Olson went even further: “What I think is most exciting is that I think that this data flood is only beginning now to lap at our ankles....It may be that the aggregate amount of data in the world is going to grow by a factor of 10 in the short term. But it’s not going to be evenly distributed...large enterprises are going to see explosions in the data volumes they work with. While maybe some SME type apps see relatively less.”
The point of departure for Gallivan's Pentaho is the data refinery, in which its flagship Data Integration platform sits at the juncture of traditional databases and Hadoop, “blend(ing), enrich(ing) and refin(ing) any data source into secure, analytic data sets.”
Indeed, Pentaho appears to be focusing more on its data integration advantages now. “Well what we see you doing - what we want you to do is basically, the heavy lifting around the data preparation, the data manipulation, the data profiling and the delivery of the data - so that we can use any tool that we want.... And so we came up with this concept of a data orchestration platform for the data scientist.”
Tomorrow's Applications Approach
Like Gallivan, Olson feels the data refinery must be open to the disparate analytics tool preferences – Spark, Python, R, SAS, et al – of data scientists. In addition, though, he thinks the big data market is primed for an explosion in Hadoop-based analytics applications. “There are fewer of those applications. Stand by though. I think that this year or next year we’re going to see a real proliferation there. There’s a lot of value to be delivered and therefore, a lot of money to be made. And so we’re seeing a lot of exciting stuff go down.”
An area of increasing interest in the big data/analytics space is the interplay of Hadoop and the data warehouse. A few months ago, I wrote on the controversy surrounding the seemingly innocuous Cloudera marketing claim “CLOUDERA-BIG DATA – Turbocharge your data warehouse”. Many in the traditional DW community, including patriarch Bill Inmon, cried foul, “There simply is not the carefully constructed and carefully maintained infrastructure surrounding Big Data that there is for the data warehouse.”
My take was that the Cloudera statement was innocent marketing, and that DW dogma indeed needs modernizing, agreeing with Barry Devlin, “What we need to do is to look at how the data warehouse must evolve and how big data technologies and BI technologies interact to create a new biz-tech ecosystem where all information is maintained according to its value and its meaning.” As Hadoop technologies progress in SQL functionality, they could well become disruptive in the DW space, replacing expensive proprietary DW databases with much lower cost Impala or other Hadoop SQL dialects.

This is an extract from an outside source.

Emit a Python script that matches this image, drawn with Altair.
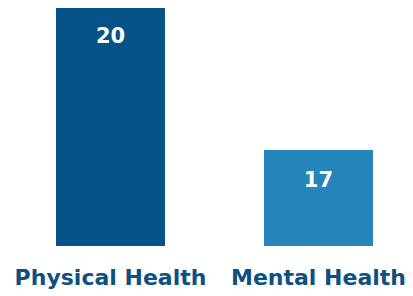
import altair as alt
import pandas as pd

categories = ["Physical Health", "Mental Health"]
values = [20, 17]
colors = ["#045287", "#2584B9"]
baseline_value = 15

df = pd.DataFrame({"category": categories, "value": values, "color": colors})

x = alt.X("category:N", sort=categories,
          scale=alt.Scale(paddingInner=0.476, paddingOuter=0.077, align=0),
          axis=alt.Axis(title=None, labelAngle=0, labelFontSize=22, labelFont="DejaVu Sans",
                        labelFontWeight="bold", labelColor="#0E5082", domain=False,
                        ticks=False, labelPadding=21, labelLimit=0, labelOverlap=False))
y = alt.Y("value:Q", scale=alt.Scale(domain=[15, 20], range=[238, -2], nice=False, zero=False),
          axis=None)

bars = alt.Chart(df).mark_bar(clip=False).encode(
    x=x, y=y, y2=alt.datum(baseline_value), color=alt.Color("color:N", scale=None)
)
labels = alt.Chart(df).mark_text(
    baseline="alphabetic", dy=37, fontSize=21, font="DejaVu Sans", fontWeight="bold", color="white"
).encode(x=x, y=y, text="value:Q")

chart = (bars + labels).properties(
    width=349, height=238,
    autosize=alt.AutoSizeParams(type="none"),
    padding={"left": 48, "top": 0, "right": 0, "bottom": 50},
).configure_view(stroke=None)

chart.save("out.html", embed_options={"renderer": "svg", "actions": False})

Olson, though, was ever conciliatory, noting that Cloudera had come to peace with Inmon and is also now collaborating with DW stalwart Teradata. He opines that both Hadoop and traditional database/ETL technologies have their roles in the modern DW. “A lot of the ETL and data prep is being moved out of the big data warehouse and moving into Hadoop......remember Hadoop is cheap. And so you can keep a copy of the data there. What that that means - especially with Impala and search - is that you can engage your business users who have always ached to get their hands on that EDW data.” The analytic workloads currently staples of the DW, on the other hand, are “inherently single shared addressed space - got to be able to look at everything. And that just doesn’t parallelize well. So I don’t see that workload in the near term moving to this big scaled out shared nothing Hadoop-y style architecture.”
Gallivan sees Pentaho as the Swiss army knife serving both DW and Hadoop masters, “being kind of in the middle of these next generation architectures.” Discussing a big telephone company customer, he notes, “And so what they store is all the customer profile information, the customer account information. And then in Hadoop they collect all the customer click stream activity. They collect all the customer service kind of activity - it’s more the unstructured. They blend that data......And so we see it as a natural coexistence where both the EDW and the Hadoop infrastructure are critical components to a major customer engagement motion.”
At the end of our enjoyable discussion, both Gallivan and Olson paid homage to the open source that drives both Pentaho and Clouder platforms. Gallivan opined, “LAMP stack, analytics, big data - I mean everything from the product standpoint is open - leverage open sources. And everything from how to run your business is SaaS.” And Olson weighed in, “I think platform software wants to be open source. We got to figure out good ways to monetize it. But you’d be crazy out of your minds to build a proprietary platform infrastructure for business today, for the enterprise - in my view.”
Perhaps Olson best summarizes the big data enthusiasm of both execs: “Bottom line, a thousand times more data in the world. If some of us can’t figure out a way to keep making a living, then we should probably be replaced by smarter people.”